コロナ禍でビール4社の明暗分かれる

ビールの“王者”アサヒが一人負けしています。30年余り、アサヒのキラーコンテンツであり続ける「スーパードライ」の販売量は2016年を最後に1億ケース割れしたままで、ここに来てコロナの大打撃を最も受ける形となってしまった。コロナ以前から、アサヒは「ビール・発泡酒・第3のビール」の中で、利益率が最も高い「ビール」の主力ブランドに経営資源を集中する『一本足打法』を取り続けていました。
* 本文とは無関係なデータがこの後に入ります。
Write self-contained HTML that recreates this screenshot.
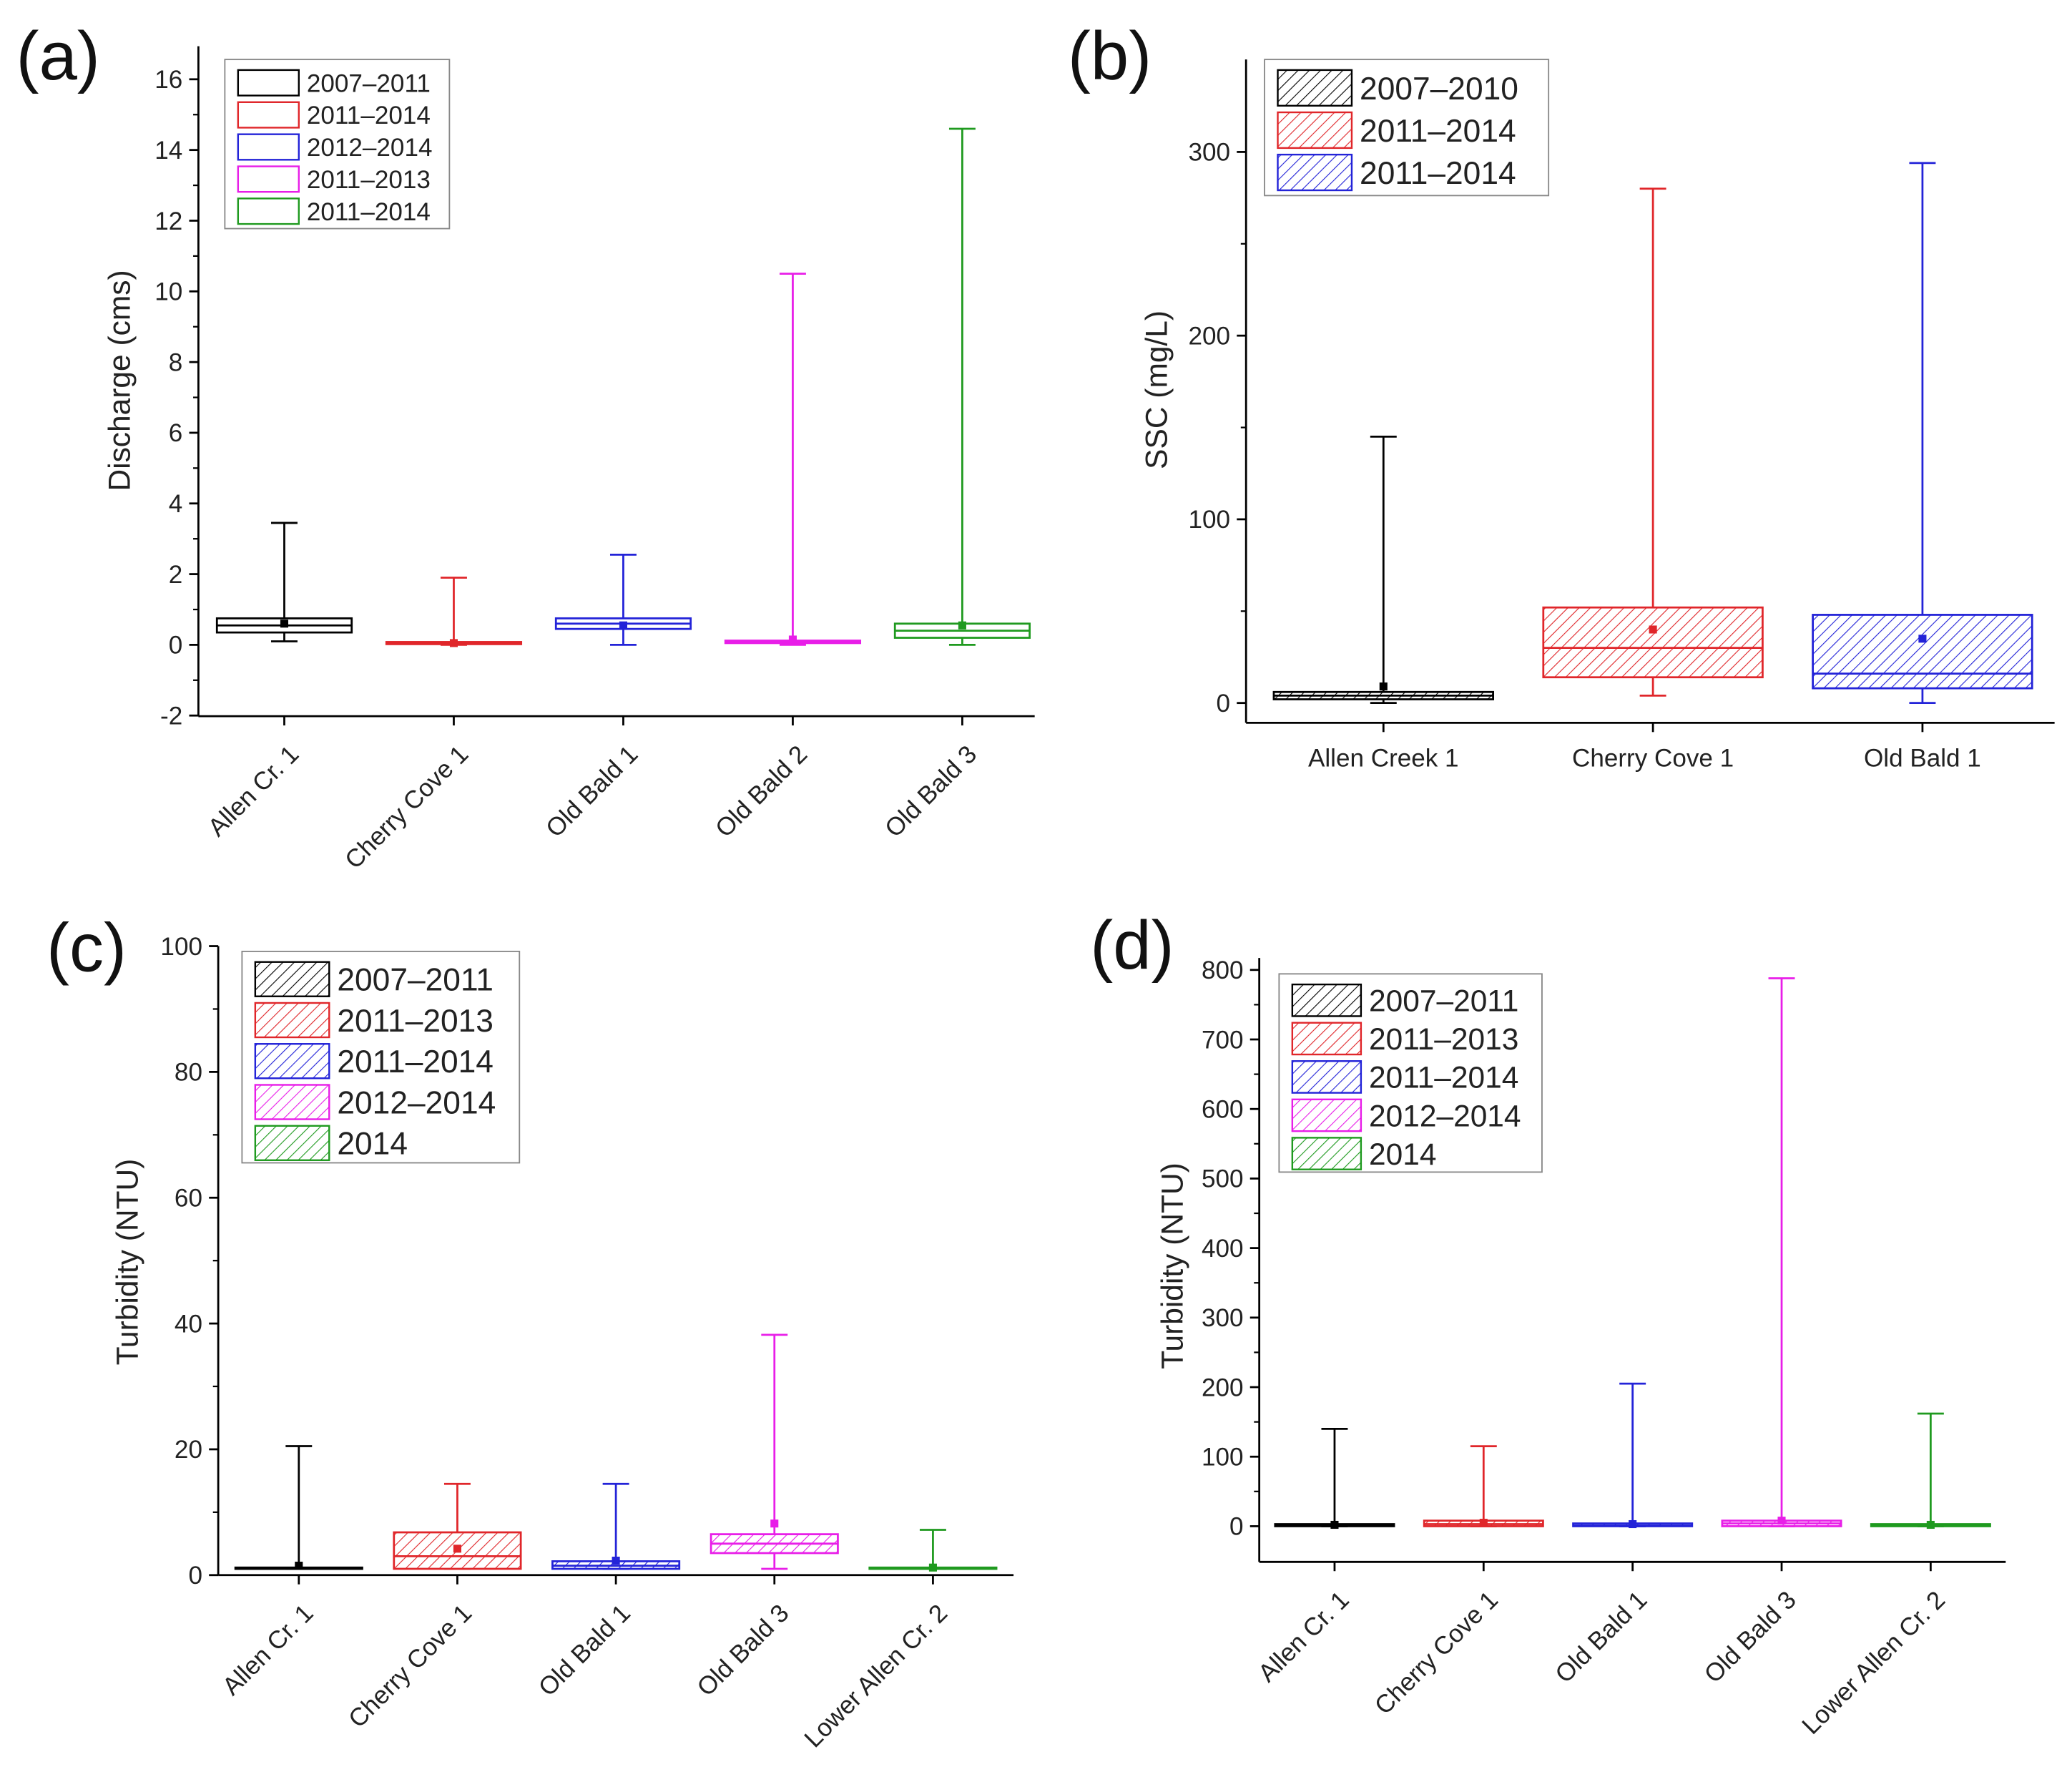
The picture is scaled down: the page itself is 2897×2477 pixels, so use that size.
<!DOCTYPE html>
<html><head><meta charset="utf-8">
<style>
html,body{margin:0;padding:0;background:#fff;}
svg{display:block;font-family:"Liberation Sans",Arial,sans-serif;}
</style></head>
<body>
<svg id="chart" width="2897" height="2477" viewBox="0 0 1568 1341" xmlns="http://www.w3.org/2000/svg">
<defs id="defs"></defs>
</svg>
<script>
// Panel (a) discharge
const aCats=["Allen Cr. 1","Cherry Cove 1","Old Bald 1","Old Bald 2","Old Bald 3"];
const aLo=[0.1,0,0,0,0];
const aHi=[3.45,1.9,2.55,10.5,14.6];
const aQ1=[0.35,0.02,0.45,0.05,0.2];
const aQ3=[0.75,0.08,0.75,0.12,0.6];
const aMed=[0.55,0.05,0.6,0.08,0.4];
const aMean=[0.6,0.05,0.55,0.15,0.55];
const aLegend=["2007–2011","2011–2014","2012–2014","2011–2013","2011–2014"];
const aTicks=[-2,0,2,4,6,8,10,12,14,16];
// Panel (b) SSC
const bCats=["Allen Creek 1","Cherry Cove 1","Old Bald 1"];
const bLo=[0,4,0];
const bHi=[145,280,294];
const bQ1=[2,14,8];
const bQ3=[6,52,48];
const bMed=[4,30,16];
const bMean=[9,40,35];
const bLegend=["2007–2010","2011–2014","2011–2014"];
const bTicks=[0,100,200,300];
// Panel (c) turbidity
const cCats=["Allen Cr. 1","Cherry Cove 1","Old Bald 1","Old Bald 3","Lower Allen Cr. 2"];
const cLo=[1,1,1,1,1];
const cHi=[20.5,14.5,14.5,38.2,7.2];
const cQ1=[1,1,1,3.5,1];
const cQ3=[1.2,6.8,2.2,6.5,1.2];
const cMed=[1.1,3,1.5,5,1.1];
const cMean=[1.5,4.2,2.3,8.2,1.2];
const cLegend=["2007–2011","2011–2013","2011–2014","2012–2014","2014"];
const cTicks=[0,20,40,60,80,100];
// Panel (d) turbidity
const dCats=["Allen Cr. 1","Cherry Cove 1","Old Bald 1","Old Bald 3","Lower Allen Cr. 2"];
const dLo=[0,0,0,0,0];
const dHi=[140,115,205,788,162];
const dQ1=[0,0,0,0,0];
const dQ3=[3,8,4,8,3];
const dMed=[1,3,1,4,1];
const dMean=[2,5,3,8,2];
const dLegend=["2007–2011","2011–2013","2011–2014","2012–2014","2014"];
const dTicks=[0,100,200,300,400,500,600,700,800];

const colors=["#000000","#e0262a","#2323d8","#e81ee8","#1f9a1f"];
const svg=document.getElementById('chart');
const defs=document.getElementById('defs');
const NS="http://www.w3.org/2000/svg";
function mk(tag,attrs,parent){const e=document.createElementNS(NS,tag);for(const k in attrs)e.setAttribute(k,attrs[k]);(parent||svg).appendChild(e);return e;}
colors.forEach((c,i)=>{
  const p=mk('pattern',{id:'h'+i,patternUnits:'userSpaceOnUse',width:6,height:6,patternTransform:'rotate(45)'},defs);
  mk('rect',{x:0,y:0,width:6,height:6,fill:'#fff'},p);
  mk('line',{x1:0,y1:0,x2:0,y2:6,stroke:c,'stroke-width':1.2},p);
});

function panel(cfg){
  const g=mk('g',{});
  
  
  const y=v=>cfg.y0+(v-cfg.vmin)/(cfg.vmax-cfg.vmin)*(cfg.y1-cfg.y0);
  const n=cfg.cats.length;
  const x=i=>cfg.x0+cfg.cx0+i*cfg.step;
  const ax=mk('line',{x1:cfg.x0,y1:cfg.axTop,x2:cfg.x0,y2:cfg.axBot,stroke:'#000','stroke-width':1.5},g);
  
  const bx=mk('line',{x1:cfg.x0,y1:cfg.axBot,x2:cfg.xEnd,y2:cfg.axBot,stroke:'#000','stroke-width':1.5},g);
  
  cfg.ticks.forEach((t,k)=>{
    const yy=y(t);
    mk('line',{x1:cfg.x0-7,y1:yy,x2:cfg.x0,y2:yy,stroke:'#000','stroke-width':1.5},g);
    const tx=mk('text',{x:cfg.x0-12,y:yy+cfg.fs*0.35,'text-anchor':'end','font-size':cfg.fs,fill:'#222'},g);
    tx.textContent=t;
    
    if(k<cfg.ticks.length-1){const m=y((t+cfg.ticks[k+1])/2);mk('line',{x1:cfg.x0-4,y1:m,x2:cfg.x0,y2:m,stroke:'#000','stroke-width':1.2},g);}
  });
  const yt=mk('text',{x:cfg.ytX,y:cfg.ytY,'text-anchor':'middle','font-size':cfg.tfs,fill:'#222',transform:`rotate(-90 ${cfg.ytX} ${cfg.ytY})`},g);
  yt.textContent=cfg.ytitle;
  
  const lb=mk('text',{x:cfg.lbX,y:cfg.lbY,'font-size':52,fill:'#111'},g);
  lb.textContent=cfg.label;
  
  for(let i=0;i<n;i++){
    const c=colors[i],cxp=x(i),hw=cfg.bw/2;
    mk('line',{x1:cxp,y1:cfg.axBot,x2:cxp,y2:cfg.axBot+7,stroke:'#000','stroke-width':1.5},g);
    const bg=mk('g',{},g);
    
    
    mk('line',{x1:cxp,y1:y(cfg.lo[i]),x2:cxp,y2:y(cfg.hi[i]),stroke:c,'stroke-width':1.5},bg);
    mk('line',{x1:cxp-10,y1:y(cfg.hi[i]),x2:cxp+10,y2:y(cfg.hi[i]),stroke:c,'stroke-width':1.5},bg);
    mk('line',{x1:cxp-10,y1:y(cfg.lo[i]),x2:cxp+10,y2:y(cfg.lo[i]),stroke:c,'stroke-width':1.5},bg);
    const top=y(cfg.q3[i]),bot=y(cfg.q1[i]);
    mk('rect',{x:cxp-hw,y:top,width:cfg.bw,height:Math.max(bot-top,1),fill:cfg.hatch?'url(#h'+i+')':'#fff',stroke:c,'stroke-width':1.5},bg);
    mk('line',{x1:cxp-hw,y1:y(cfg.med[i]),x2:cxp+hw,y2:y(cfg.med[i]),stroke:c,'stroke-width':1.5},bg);
    mk('rect',{x:cxp-3,y:y(cfg.mean[i])-3,width:6,height:6,fill:c},bg);
    let t;
    if(cfg.rot){
      t=mk('text',{x:cxp+12,y:cfg.axBot+30,'text-anchor':'end','font-size':cfg.fs,fill:'#222',transform:`rotate(-45 ${cxp+12} ${cfg.axBot+30})`},g);
    }else{
      t=mk('text',{x:cxp,y:cfg.axBot+33,'text-anchor':'middle','font-size':cfg.fs,fill:'#222'},g);
    }
    t.textContent=cfg.cats[i];
    
  }
  const L=cfg.leg;
  const lg=mk('g',{},g);
  
  mk('rect',{x:L.x,y:L.y,width:L.w,height:L.h,fill:'#fff',stroke:'#888','stroke-width':1},lg);
  cfg.legend.forEach((s,i)=>{
    const yy=L.y+8+i*L.rh;
    mk('rect',{x:L.x+10,y:yy,width:L.sw,height:L.rh-5,fill:cfg.hatch?'url(#h'+i+')':'#fff',stroke:colors[i],'stroke-width':1.3},lg);
    const t=mk('text',{x:L.x+L.sw+16,y:yy+(L.rh-5)*0.5+L.fs*0.36,'font-size':L.fs,fill:'#222'},lg);
    t.textContent=s;
    
  });
}

panel({name:'panel-a',label:'(a)',lbX:12,lbY:60,cats:aCats,lo:aLo,hi:aHi,q1:aQ1,q3:aQ3,med:aMed,mean:aMean,legend:aLegend,ticks:aTicks,
  x0:150,xEnd:783,cx0:65,step:128.3,bw:102,y0:541.5,y1:60,vmin:-2,vmax:16,axTop:35,axBot:542,fs:19,tfs:23,ytitle:'Discharge (cms)',ytX:98,ytY:288,rot:true,hatch:false,
  leg:{x:170,y:45,w:170,h:128,rh:24.3,sw:46,fs:19}});
panel({name:'panel-b',label:'(b)',lbX:808,lbY:60,cats:bCats,lo:bLo,hi:bHi,q1:bQ1,q3:bQ3,med:bMed,mean:bMean,legend:bLegend,ticks:bTicks,
  x0:943,xEnd:1555,cx0:104,step:204,bw:166,y0:532,y1:115,vmin:0,vmax:300,axTop:45,axBot:547,fs:19,tfs:23,ytitle:'SSC (mg/L)',ytX:883,ytY:295,rot:false,hatch:true,
  leg:{x:957,y:45,w:215,h:103,rh:32,sw:56,fs:24}});
panel({name:'panel-c',label:'(c)',lbX:35,lbY:735,cats:cCats,lo:cLo,hi:cHi,q1:cQ1,q3:cQ3,med:cMed,mean:cMean,legend:cLegend,ticks:cTicks,
  x0:165,xEnd:767,cx0:61,step:120,bw:96,y0:1192,y1:716,vmin:0,vmax:100,axTop:716,axBot:1192,fs:19,tfs:23,ytitle:'Turbidity (NTU)',ytX:104,ytY:955,rot:true,hatch:true,
  leg:{x:183,y:720,w:210,h:160,rh:31,sw:56,fs:24}});
panel({name:'panel-d',label:'(d)',lbX:825,lbY:733,cats:dCats,lo:dLo,hi:dHi,q1:dQ1,q3:dQ3,med:dMed,mean:dMean,legend:dLegend,ticks:dTicks,
  x0:953,xEnd:1518,cx0:57,step:112.8,bw:90,y0:1155,y1:734,vmin:0,vmax:800,axTop:725,axBot:1182,fs:19,tfs:23,ytitle:'Turbidity (NTU)',ytX:895,ytY:958,rot:true,hatch:true,
  leg:{x:968,y:737,w:199,h:150,rh:29,sw:52,fs:23}});
</script>
</body></html>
一方、キリンビールは第3のビール「本麒麟」で味にはこだわり、節約志向の消費者を押さえつつ、クラフトビールで新規開拓も狙う戦略を取っていました。縮小傾向のビール市場にコロナの打撃が加わり、新旧王者の明暗が分かれています。

ビール系飲料の中でもビールの落ち込みが大きく、4月(前年同月比52%減)、5月(同40%減)、6月(同19%減)と2ケタ減が続いています。一方、第3のビールは4月(同7%増)、5月(14%増)、6月(11%増)と需要拡大がうかがえます。

また、ビール大手4社が上半期の販売量を発表しています。1~6月を通して、ビール系飲料の販売量は前年同期比1割減である一方、家庭の巣ごもり消費や節約志向の広がりで、上半期は第3のビールが初めてビールを上回る状況になりました。項目別ではビールが26%減、発泡酒が1%減、第3のビールが6%増。ビールについては4社とも販売が落ちており、キリンビールが4%減、サントリービールが11%減、サッポロビールは7%減。販売額で示すアサヒビールは17%減となっています。